Since drones fly and cover more land when spraying these pesticides, they are able to benefit more than one farmer in a location, killing off pests in multiple farms at a go.

“For rice farmers, there is a biochemical that when sprayed, is not harmful to the rice but is able to kill mosquito larvae, which means you are fighting malaria from production level,” she explains of the benefits that drones offer to farming.

This is a critical benefit when considering dealing with endemic illnesses. As such, Rose is a firm believer that should policy makers make access to this type of technology for farmers, we stand a better chance of boosting agricultural production in Tanzania.

“My passion for technology in this space has me being an active mentor to girls looking to find their footing in this space. I run both physical and virtual coaching sessions for them,” she says.

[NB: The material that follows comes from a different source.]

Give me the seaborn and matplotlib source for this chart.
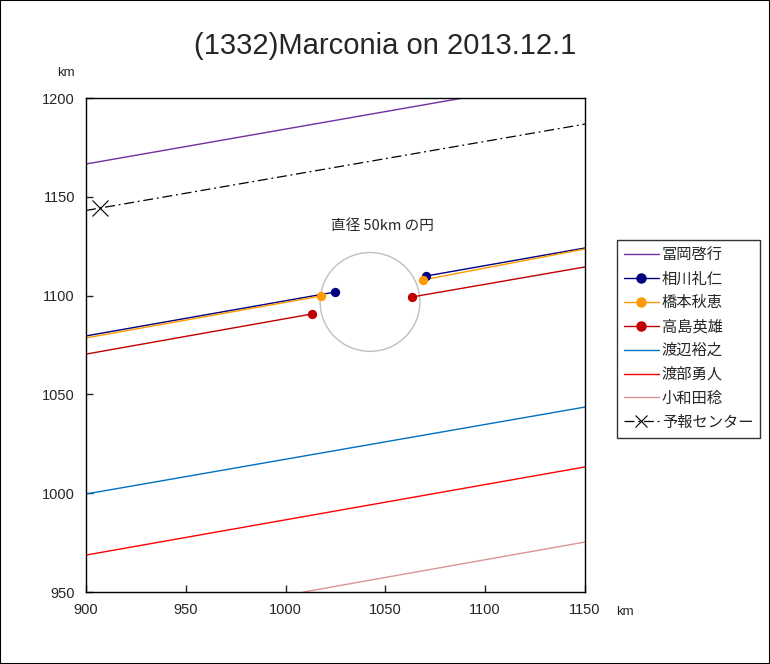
import numpy as np
import pandas as pd
import matplotlib
matplotlib.use("Agg")
import matplotlib.pyplot as plt
from matplotlib.lines import Line2D
from matplotlib.patches import Circle
import seaborn as sns

sns.set_style("white")
plt.rcParams['font.family'] = ['Liberation Sans', 'Noto Sans CJK JP', 'DejaVu Sans']
JP = ['Noto Sans CJK JP', 'DejaVu Sans']

# ---- data (km) ----
names = ["冨岡啓行", "相川礼仁", "橋本秋恵", "高島英雄", "渡辺裕之", "渡部勇人", "小和田稔"]
colors = ["#7030A0", "#000080", "#FF9900", "#C00000", "#0070C0", "#FF0000", "#D99694"]

# chord lines without observed events (x pairs, y pairs)
tomioka_x = [900, 1088.9]
tomioka_y = [1166.6, 1200.0]
watanabe_x = [900, 1150]
watanabe_y = [999.6, 1043.6]
watabe_x = [900, 1150]
watabe_y = [968.7, 1013.3]
owada_x = [1008.9, 1150]
owada_y = [950.0, 975.3]

# positive chords: before disappearance / after reappearance
aikawa_x1 = [900, 1024.7]
aikawa_y1 = [1079.6, 1101.8]
aikawa_x2 = [1070.3, 1150]
aikawa_y2 = [1109.9, 1124.1]
hashimoto_x1 = [900, 1017.7]
hashimoto_y1 = [1078.6, 1099.8]
hashimoto_x2 = [1068.6, 1150]
hashimoto_y2 = [1107.9, 1123.6]
takashima_x1 = [900, 1013.2]
takashima_y1 = [1070.4, 1090.7]
takashima_x2 = [1063.3, 1150]
takashima_y2 = [1099.3, 1114.5]

# predicted center line
center_x = [900, 907, 1150]
center_y = [1143.1, 1144.3, 1186.8]
center_mark = (907, 1144.3)

circle_center = (1042.3, 1096.8)
circle_diameter = 50

fig = plt.figure(figsize=(7.7, 6.64), dpi=100)
ax = fig.add_axes([0.1117, 0.1084, 0.6480, 0.7440])

def seg(x, y, color, lw=1.0):
    df = pd.DataFrame({"x": x, "y": y})
    sns.lineplot(data=df, x="x", y="y", ax=ax, color=color, lw=lw,
                 sort=False, estimator=None)

seg(tomioka_x, tomioka_y, colors[0])
seg(watanabe_x, watanabe_y, colors[4])
seg(watabe_x, watabe_y, colors[5])
seg(owada_x, owada_y, colors[6])

for (x1, y1, x2, y2, c) in [
    (aikawa_x1, aikawa_y1, aikawa_x2, aikawa_y2, colors[1]),
    (hashimoto_x1, hashimoto_y1, hashimoto_x2, hashimoto_y2, colors[2]),
    (takashima_x1, takashima_y1, takashima_x2, takashima_y2, colors[3]),
]:
    seg(x1, y1, c)
    seg(x2, y2, c)
    pts = pd.DataFrame({"x": [x1[-1], x2[0]], "y": [y1[-1], y2[0]]})
    sns.scatterplot(data=pts, x="x", y="y", ax=ax, color=c, s=45,
                    edgecolor=c, linewidth=0, zorder=5)

cdf = pd.DataFrame({"x": center_x, "y": center_y})
sns.lineplot(data=cdf, x="x", y="y", ax=ax, color="black", lw=0.9,
             sort=False, estimator=None, linestyle=(0, (8, 3, 1.5, 3)))
ax.plot([center_mark[0]], [center_mark[1]], marker="x", color="black",
        markersize=11, mew=0.8, linestyle="none")

ax.add_patch(Circle(circle_center, circle_diameter / 2, fill=False,
                    edgecolor="#BFBFBF", lw=1.0))
ax.text(1048.3, 1135.2, "直径 50km の円", fontsize=10.5, ha="center",
        va="center", family=JP)

ax.set_xlim(900, 1150)
ax.set_ylim(950, 1200)
ax.set_xticks([900, 950, 1000, 1050, 1100, 1150])
ax.set_yticks([950, 1000, 1050, 1100, 1150, 1200])
ax.set_xlabel("")
ax.set_ylabel("")
ax.tick_params(direction="in", length=5, width=1, labelsize=10.5, pad=8,
               left=True, bottom=True)
for s in ax.spines.values():
    s.set_color("black")
    s.set_linewidth(1.0)

fig.text(0.5, 0.930, "(1332)Marconia on 2013.12.1", fontsize=21,
         ha="center", va="center")
fig.text(0.085, 0.890, "km", fontsize=9.5, ha="center", va="center")
fig.text(0.812, 0.078, "km", fontsize=9.5, ha="center", va="center")

handles = [
    Line2D([], [], color=colors[0], lw=1),
    Line2D([], [], color=colors[1], lw=1, marker="o", markersize=6.5),
    Line2D([], [], color=colors[2], lw=1, marker="o", markersize=6.5),
    Line2D([], [], color=colors[3], lw=1, marker="o", markersize=6.5),
    Line2D([], [], color=colors[4], lw=1),
    Line2D([], [], color=colors[5], lw=1),
    Line2D([], [], color=colors[6], lw=1),
    Line2D([], [], color="black", lw=0.9, linestyle=(0, (8, 3, 1.5, 3)),
           marker="x", markersize=8, mew=0.8),
]
labels = names + ["予報センター"]
leg = fig.legend(handles, labels, loc="upper left", bbox_to_anchor=(0.801, 0.639),
                 prop={"family": JP, "size": 11}, frameon=True, fancybox=False,
                 edgecolor="black", handlelength=2.3, labelspacing=0.45,
                 borderpad=0.45, handletextpad=0.2, borderaxespad=0)
leg.get_frame().set_linewidth(1.0)

fig.patches.append(plt.Rectangle((0, 0), 1, 1, transform=fig.transFigure,
                                 fill=False, edgecolor="black", lw=1.5))

fig.savefig("out.png", dpi=100)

As luck would have it, even her company has a higher ratio of females to males.

To females aspiring to get in the agritech business, Rose says that they need to make sure that they’re able to leverage on the networks that are available.

“Agritech is huge and has so many stakeholders. That can be both a blessing because you have options but at times, extremely confusing when trying to figure out who to work with,” she says.

“A lot of people have documented their success and if you know where to look online, you may be able to identify who best suits your vision and goals and work with them or learn from them,” she advises.